The trenchant observations about anti-Chinese sentiment are on point as well. As one tong boss observes: “We can’t own and we can’t vote, yet somehow we are to blame for the economic woes of an entire nation.”
Delhi Crime dramatises the real-life 2012 gang rape and torture of a young woman in the Indian city, which made headlines across the world.
It is told from the point of view of the investigating police officers, repeatedly hammering the point that the force was understaffed, underfunded and unfairly blamed for the attack.
There is little interrogation of the institutional and cultural forces behind the widespread sexual harassment of women in the country, although one cop delivers a speech linking it to income inequality, poor education and pornography.
But the show just about manages to get away with its apologism – largely because of how well-written and likeable the investigators are, especially police chief Vartika Chaturvedi.

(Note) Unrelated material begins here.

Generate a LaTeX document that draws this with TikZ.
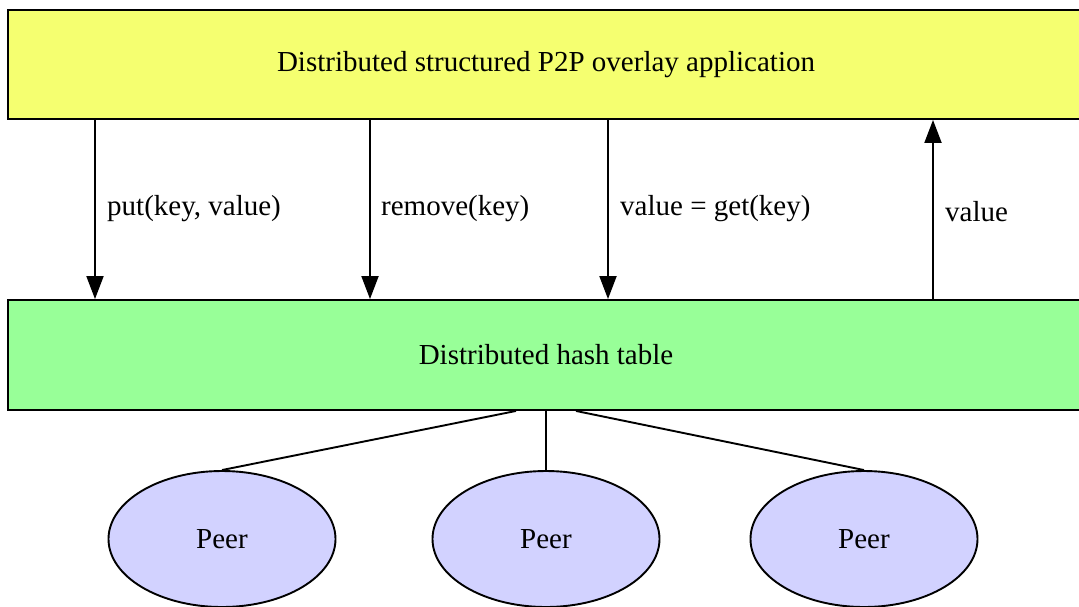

Played by Shefali Shah, she seethes with righteous fury while muscling and cajoling her men into catching the culprits – and navigating the politicking and growing public outcry over the rape.
At the same time, she is struggling to convince her daughter, who wants to leave for Canada, that Delhi is not completely unsafe for women, as the girl believes.
Whether the city is or is not, and why, is better explored in documentaries on the case. This, ultimately, limits its scope to how the men were caught and what happened to them and their victim.
In doing so, it dodges some of the harder questions. But by placing women in key positions in the narrative and humanising all the officers, Delhi Crime acknowledges just how complex those questions are.